Description of the task.
Retype every line from the start of the data down to and including the line with "from matplotlib.colors import". Skip the pictures.
[Start of Dataset section]
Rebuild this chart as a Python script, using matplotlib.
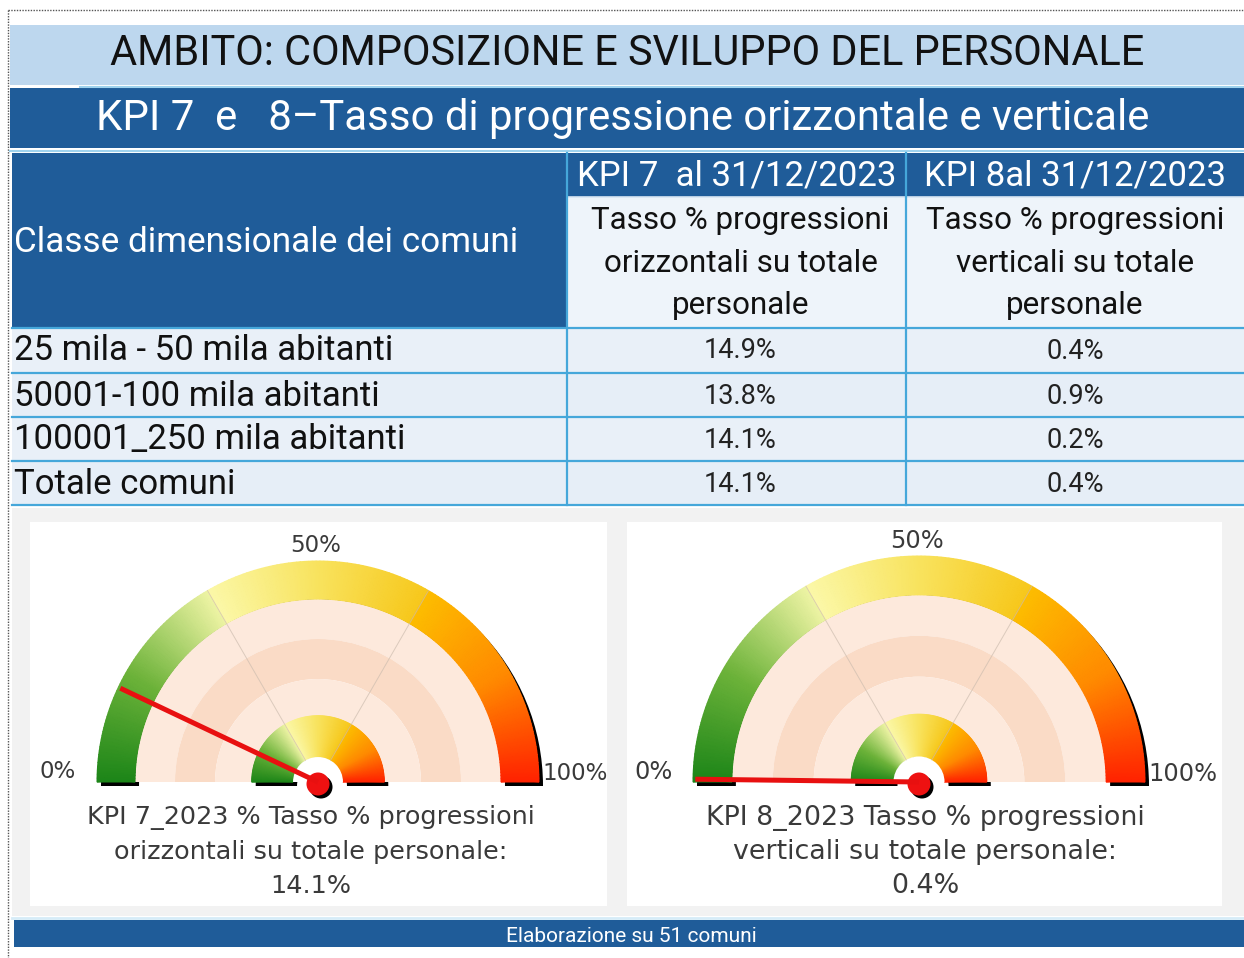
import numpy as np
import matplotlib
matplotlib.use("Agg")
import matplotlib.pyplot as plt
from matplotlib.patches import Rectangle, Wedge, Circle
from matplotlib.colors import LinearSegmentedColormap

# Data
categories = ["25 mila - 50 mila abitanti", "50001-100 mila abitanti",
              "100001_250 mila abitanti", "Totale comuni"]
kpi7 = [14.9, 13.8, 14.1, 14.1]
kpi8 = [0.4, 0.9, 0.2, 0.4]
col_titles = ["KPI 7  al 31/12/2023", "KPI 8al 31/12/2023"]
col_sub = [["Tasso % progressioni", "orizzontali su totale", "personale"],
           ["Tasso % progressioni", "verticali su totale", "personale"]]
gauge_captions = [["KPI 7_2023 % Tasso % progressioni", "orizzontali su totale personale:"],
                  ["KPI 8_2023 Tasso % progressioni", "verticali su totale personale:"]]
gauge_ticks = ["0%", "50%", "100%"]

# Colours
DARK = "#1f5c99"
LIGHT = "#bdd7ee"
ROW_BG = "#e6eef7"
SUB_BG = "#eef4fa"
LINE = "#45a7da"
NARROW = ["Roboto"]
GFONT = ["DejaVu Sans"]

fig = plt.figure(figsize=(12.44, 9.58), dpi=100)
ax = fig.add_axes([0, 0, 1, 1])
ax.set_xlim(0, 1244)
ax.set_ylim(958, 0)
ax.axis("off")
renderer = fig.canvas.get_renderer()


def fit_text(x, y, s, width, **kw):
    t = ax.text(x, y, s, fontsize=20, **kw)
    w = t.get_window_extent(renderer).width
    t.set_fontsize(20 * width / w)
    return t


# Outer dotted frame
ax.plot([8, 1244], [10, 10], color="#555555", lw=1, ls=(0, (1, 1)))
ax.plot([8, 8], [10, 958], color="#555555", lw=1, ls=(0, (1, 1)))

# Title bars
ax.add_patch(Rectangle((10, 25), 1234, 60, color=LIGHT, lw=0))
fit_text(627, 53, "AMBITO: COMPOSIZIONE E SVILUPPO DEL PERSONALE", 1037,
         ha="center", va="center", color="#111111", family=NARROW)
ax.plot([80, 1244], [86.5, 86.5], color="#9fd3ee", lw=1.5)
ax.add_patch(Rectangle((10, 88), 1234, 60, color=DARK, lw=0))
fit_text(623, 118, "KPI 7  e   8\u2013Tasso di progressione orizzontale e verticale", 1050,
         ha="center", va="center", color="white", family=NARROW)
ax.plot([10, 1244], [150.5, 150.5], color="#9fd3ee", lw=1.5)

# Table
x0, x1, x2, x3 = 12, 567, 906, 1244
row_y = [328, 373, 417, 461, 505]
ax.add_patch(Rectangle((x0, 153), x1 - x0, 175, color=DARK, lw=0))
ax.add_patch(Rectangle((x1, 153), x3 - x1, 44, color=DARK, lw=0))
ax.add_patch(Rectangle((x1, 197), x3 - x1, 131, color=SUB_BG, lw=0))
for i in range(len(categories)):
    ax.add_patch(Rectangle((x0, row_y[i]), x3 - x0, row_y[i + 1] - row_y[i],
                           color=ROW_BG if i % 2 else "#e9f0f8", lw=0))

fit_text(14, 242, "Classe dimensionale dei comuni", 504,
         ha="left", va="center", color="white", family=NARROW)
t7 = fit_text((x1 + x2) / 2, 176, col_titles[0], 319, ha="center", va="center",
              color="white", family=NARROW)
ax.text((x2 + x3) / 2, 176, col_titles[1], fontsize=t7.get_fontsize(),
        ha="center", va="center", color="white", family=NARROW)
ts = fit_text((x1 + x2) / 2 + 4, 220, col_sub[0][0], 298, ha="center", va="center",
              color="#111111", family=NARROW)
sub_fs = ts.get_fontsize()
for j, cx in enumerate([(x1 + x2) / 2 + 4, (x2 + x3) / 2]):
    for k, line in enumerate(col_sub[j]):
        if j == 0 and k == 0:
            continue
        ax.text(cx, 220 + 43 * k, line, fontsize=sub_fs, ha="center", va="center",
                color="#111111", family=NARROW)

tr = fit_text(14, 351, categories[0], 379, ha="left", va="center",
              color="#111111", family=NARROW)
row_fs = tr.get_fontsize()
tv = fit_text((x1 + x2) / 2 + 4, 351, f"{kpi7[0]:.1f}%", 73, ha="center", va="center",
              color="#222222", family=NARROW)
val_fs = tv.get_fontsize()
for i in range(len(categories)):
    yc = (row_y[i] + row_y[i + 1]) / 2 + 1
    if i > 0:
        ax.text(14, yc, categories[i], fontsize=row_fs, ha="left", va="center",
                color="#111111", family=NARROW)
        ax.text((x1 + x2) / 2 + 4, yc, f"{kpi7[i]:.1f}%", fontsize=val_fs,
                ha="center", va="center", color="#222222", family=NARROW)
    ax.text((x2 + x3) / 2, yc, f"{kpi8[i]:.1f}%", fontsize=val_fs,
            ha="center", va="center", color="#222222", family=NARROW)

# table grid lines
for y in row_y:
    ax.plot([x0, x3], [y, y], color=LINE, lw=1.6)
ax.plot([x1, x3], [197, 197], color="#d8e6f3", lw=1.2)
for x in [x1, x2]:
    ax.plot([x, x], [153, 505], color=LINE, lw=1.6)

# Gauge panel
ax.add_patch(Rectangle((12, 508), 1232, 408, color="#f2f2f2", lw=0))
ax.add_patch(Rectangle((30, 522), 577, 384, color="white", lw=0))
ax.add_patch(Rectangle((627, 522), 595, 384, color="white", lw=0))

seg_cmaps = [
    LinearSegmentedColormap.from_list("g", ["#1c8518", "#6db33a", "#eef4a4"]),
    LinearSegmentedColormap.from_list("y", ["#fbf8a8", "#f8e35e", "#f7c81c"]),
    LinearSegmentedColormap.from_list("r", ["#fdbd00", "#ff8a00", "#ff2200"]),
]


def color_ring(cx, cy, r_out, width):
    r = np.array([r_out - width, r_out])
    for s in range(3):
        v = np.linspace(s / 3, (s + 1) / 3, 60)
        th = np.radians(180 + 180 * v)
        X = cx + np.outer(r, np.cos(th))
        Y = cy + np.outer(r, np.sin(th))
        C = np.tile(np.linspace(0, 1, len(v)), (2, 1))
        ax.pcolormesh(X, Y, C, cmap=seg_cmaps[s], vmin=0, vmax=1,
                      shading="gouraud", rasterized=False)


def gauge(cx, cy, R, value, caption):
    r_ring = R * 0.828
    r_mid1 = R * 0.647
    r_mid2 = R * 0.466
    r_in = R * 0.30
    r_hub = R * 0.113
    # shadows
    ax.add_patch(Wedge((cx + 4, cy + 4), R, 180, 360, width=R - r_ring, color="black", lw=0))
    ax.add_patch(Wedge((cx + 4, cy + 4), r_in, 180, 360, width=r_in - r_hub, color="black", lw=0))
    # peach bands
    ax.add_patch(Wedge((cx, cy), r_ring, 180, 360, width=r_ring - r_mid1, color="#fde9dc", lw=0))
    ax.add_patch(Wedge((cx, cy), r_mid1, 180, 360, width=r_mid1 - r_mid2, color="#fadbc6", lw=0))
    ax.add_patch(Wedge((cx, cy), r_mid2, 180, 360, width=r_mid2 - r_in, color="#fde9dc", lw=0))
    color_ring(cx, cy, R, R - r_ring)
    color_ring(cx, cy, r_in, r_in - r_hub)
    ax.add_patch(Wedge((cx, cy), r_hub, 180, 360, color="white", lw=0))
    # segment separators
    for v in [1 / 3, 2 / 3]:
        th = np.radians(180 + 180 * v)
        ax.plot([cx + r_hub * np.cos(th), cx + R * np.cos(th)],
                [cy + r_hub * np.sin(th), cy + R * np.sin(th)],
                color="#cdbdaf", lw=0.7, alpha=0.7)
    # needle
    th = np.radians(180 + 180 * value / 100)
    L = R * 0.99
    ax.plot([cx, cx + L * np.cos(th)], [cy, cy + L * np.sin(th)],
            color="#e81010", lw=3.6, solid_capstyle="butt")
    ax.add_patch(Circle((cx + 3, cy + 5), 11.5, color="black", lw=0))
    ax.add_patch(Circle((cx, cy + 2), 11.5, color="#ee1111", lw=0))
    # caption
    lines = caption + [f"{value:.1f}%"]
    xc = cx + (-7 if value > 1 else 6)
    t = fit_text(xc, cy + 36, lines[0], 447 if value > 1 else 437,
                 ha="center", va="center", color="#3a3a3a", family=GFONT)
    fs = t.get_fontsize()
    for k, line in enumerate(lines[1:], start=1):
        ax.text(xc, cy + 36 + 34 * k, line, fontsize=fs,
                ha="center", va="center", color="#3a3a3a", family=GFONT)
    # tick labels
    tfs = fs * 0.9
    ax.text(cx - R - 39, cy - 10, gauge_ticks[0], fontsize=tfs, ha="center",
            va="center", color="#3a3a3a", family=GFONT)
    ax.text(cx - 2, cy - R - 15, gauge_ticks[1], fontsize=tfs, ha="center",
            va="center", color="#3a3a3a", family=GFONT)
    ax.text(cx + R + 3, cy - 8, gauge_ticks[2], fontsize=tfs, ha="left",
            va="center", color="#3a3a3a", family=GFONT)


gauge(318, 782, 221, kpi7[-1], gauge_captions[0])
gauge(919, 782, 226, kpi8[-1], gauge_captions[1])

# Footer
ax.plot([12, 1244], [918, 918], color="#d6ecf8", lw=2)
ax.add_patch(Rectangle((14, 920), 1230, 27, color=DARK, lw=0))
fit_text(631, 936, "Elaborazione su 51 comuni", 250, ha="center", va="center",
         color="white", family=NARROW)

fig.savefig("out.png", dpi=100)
[End of Dataset section]
Solution to the problem.
Rebuild this chart as a Python script, using matplotlib.
import numpy as np
import matplotlib
matplotlib.use("Agg")
import matplotlib.pyplot as plt
from matplotlib.patches import Rectangle, Wedge, Circle
from matplotlib.colors import LinearSegmentedColormap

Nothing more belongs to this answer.